Copy the lines below as they are; omit the images they contain.

========================================

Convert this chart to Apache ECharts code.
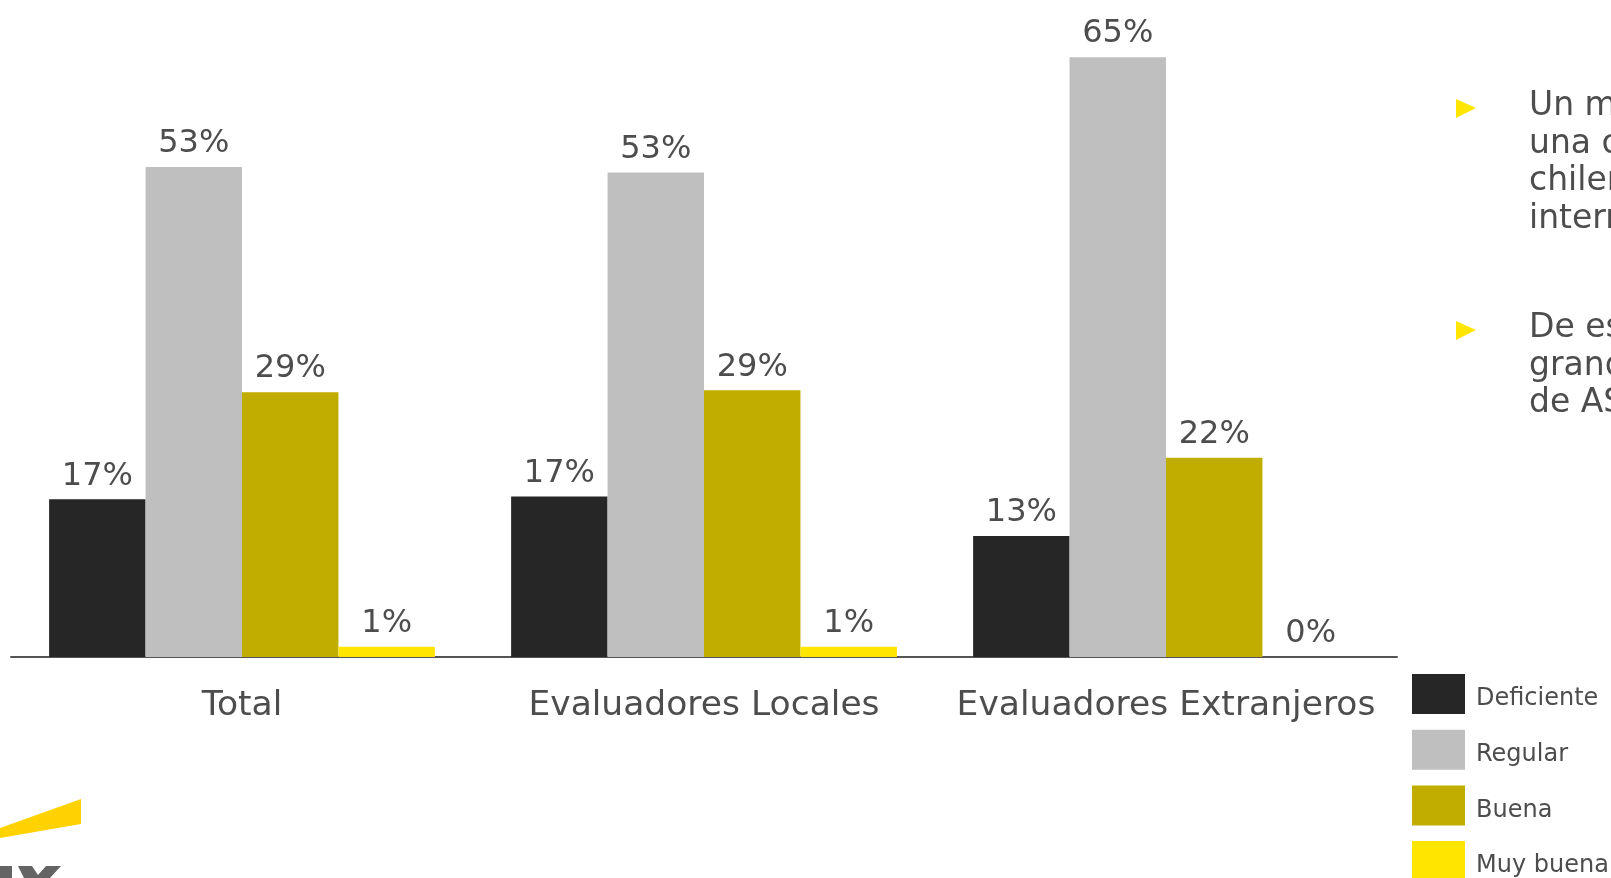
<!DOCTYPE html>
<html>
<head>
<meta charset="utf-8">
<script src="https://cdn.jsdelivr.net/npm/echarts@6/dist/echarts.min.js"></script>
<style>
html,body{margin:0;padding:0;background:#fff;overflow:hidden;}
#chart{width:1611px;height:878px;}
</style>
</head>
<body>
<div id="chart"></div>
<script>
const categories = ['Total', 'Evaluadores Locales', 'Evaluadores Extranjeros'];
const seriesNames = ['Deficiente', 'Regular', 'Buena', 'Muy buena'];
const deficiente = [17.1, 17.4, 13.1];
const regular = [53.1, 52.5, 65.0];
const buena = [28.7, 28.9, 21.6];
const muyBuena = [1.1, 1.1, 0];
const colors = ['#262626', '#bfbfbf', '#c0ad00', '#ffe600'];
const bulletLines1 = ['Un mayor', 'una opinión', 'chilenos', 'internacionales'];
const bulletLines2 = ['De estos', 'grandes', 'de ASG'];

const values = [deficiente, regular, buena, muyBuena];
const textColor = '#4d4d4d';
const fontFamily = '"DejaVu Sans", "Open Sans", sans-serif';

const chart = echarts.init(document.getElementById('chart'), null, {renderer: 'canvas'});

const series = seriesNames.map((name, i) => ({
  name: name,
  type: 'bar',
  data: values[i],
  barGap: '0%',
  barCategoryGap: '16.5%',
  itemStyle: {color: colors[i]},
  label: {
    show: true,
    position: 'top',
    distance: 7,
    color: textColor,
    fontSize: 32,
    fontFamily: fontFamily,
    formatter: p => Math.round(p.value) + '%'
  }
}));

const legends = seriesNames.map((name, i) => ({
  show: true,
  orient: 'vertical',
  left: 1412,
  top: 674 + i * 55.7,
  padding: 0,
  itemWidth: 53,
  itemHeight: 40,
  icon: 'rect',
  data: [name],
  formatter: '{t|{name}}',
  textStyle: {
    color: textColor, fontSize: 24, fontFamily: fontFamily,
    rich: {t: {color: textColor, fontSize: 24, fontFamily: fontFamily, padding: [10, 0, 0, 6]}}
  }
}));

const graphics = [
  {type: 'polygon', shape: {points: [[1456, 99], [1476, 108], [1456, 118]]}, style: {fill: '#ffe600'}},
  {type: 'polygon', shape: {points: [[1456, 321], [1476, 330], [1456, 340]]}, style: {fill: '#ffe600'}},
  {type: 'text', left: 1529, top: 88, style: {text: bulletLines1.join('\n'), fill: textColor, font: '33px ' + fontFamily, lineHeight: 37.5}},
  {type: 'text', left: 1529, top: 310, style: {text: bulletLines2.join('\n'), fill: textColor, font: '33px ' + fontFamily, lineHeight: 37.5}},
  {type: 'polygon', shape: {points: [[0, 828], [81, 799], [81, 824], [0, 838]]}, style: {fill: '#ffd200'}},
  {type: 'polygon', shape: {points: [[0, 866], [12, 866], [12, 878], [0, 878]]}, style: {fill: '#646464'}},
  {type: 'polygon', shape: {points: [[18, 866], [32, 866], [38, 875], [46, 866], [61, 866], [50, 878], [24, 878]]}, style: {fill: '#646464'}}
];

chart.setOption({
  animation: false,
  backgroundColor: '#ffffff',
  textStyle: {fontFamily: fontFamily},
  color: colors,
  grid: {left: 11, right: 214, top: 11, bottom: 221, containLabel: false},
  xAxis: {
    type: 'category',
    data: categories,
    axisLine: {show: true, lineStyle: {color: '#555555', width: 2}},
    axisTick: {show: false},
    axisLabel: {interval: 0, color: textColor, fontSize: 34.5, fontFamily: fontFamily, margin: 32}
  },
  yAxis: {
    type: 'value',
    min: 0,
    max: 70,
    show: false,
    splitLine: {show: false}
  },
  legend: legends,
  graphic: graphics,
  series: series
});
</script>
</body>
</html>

========================================

→ RESPONSE BELOW
Convert this chart to Apache ECharts code.
<!DOCTYPE html>
<html>
<head>
<meta charset="utf-8">
<script src="https://cdn.jsdelivr.net/npm/echarts@6/dist/echarts.min.js"></script>
<style>
html,body{margin:0;padding:0;background:#fff;overflow:hidden;}
#chart{width:1611px;height:878px;}
</style>
</head>
<body>
<div id="chart"></div>
<script>
const categories = ['Total', 'Evaluadores Locales', 'Evaluadores Extranjeros'];
const seriesNames = ['Deficiente', 'Regular', 'Buena', 'Muy buena'];
const deficiente = [17.1, 17.4, 13.1];
const regular = [53.1, 52.5, 65.0];
const buena = [28.7, 28.9, 21.6];
const muyBuena = [1.1, 1.1, 0];
const colors = ['#262626', '#bfbfbf', '#c0ad00', '#ffe600'];
const bulletLines1 = ['Un mayor', 'una opinión', 'chilenos', 'internacionales'];
const bulletLines2 = ['De estos', 'grandes', 'de ASG'];

const values = [deficiente, regular, buena, muyBuena];
const textColor = '#4d4d4d';
const fontFamily = '"DejaVu Sans", "Open Sans", sans-serif';

const chart = echarts.init(document.getElementById('chart'), null, {renderer: 'canvas'});

const series = seriesNames.map((name, i) => ({
  name: name,
  type: 'bar',
  data: values[i],
  barGap: '0%',
  barCategoryGap: '16.5%',
  itemStyle: {color: colors[i]},
  label: {
    show: true,
    position: 'top',
    distance: 7,
    color: textColor,
    fontSize: 32,
    fontFamily: fontFamily,
    formatter: p => Math.round(p.value) + '%'
  }
}));

const legends = seriesNames.map((name, i) => ({
  show: true,
  orient: 'vertical',
  left: 1412,
  top: 674 + i * 55.7,
  padding: 0,
  itemWidth: 53,
  itemHeight: 40,
  icon: 'rect',
  data: [name],
  formatter: '{t|{name}}',
  textStyle: {
    color: textColor, fontSize: 24, fontFamily: fontFamily,
    rich: {t: {color: textColor, fontSize: 24, fontFamily: fontFamily, padding: [10, 0, 0, 6]}}
  }
}));

const graphics = [
  {type: 'polygon', shape: {points: [[1456, 99], [1476, 108], [1456, 118]]}, style: {fill: '#ffe600'}},
  {type: 'polygon', shape: {points: [[1456, 321], [1476, 330], [1456, 340]]}, style: {fill: '#ffe600'}},
  {type: 'text', left: 1529, top: 88, style: {text: bulletLines1.join('\n'), fill: textColor, font: '33px ' + fontFamily, lineHeight: 37.5}},
  {type: 'text', left: 1529, top: 310, style: {text: bulletLines2.join('\n'), fill: textColor, font: '33px ' + fontFamily, lineHeight: 37.5}},
  {type: 'polygon', shape: {points: [[0, 828], [81, 799], [81, 824], [0, 838]]}, style: {fill: '#ffd200'}},
  {type: 'polygon', shape: {points: [[0, 866], [12, 866], [12, 878], [0, 878]]}, style: {fill: '#646464'}},
  {type: 'polygon', shape: {points: [[18, 866], [32, 866], [38, 875], [46, 866], [61, 866], [50, 878], [24, 878]]}, style: {fill: '#646464'}}
];

chart.setOption({
  animation: false,
  backgroundColor: '#ffffff',
  textStyle: {fontFamily: fontFamily},
  color: colors,
  grid: {left: 11, right: 214, top: 11, bottom: 221, containLabel: false},
  xAxis: {
    type: 'category',
    data: categories,
    axisLine: {show: true, lineStyle: {color: '#555555', width: 2}},
    axisTick: {show: false},
    axisLabel: {interval: 0, color: textColor, fontSize: 34.5, fontFamily: fontFamily, margin: 32}
  },
  yAxis: {
    type: 'value',
    min: 0,
    max: 70,
    show: false,
    splitLine: {show: false}
  },
  legend: legends,
  graphic: graphics,
  series: series
});
</script>
</body>
</html>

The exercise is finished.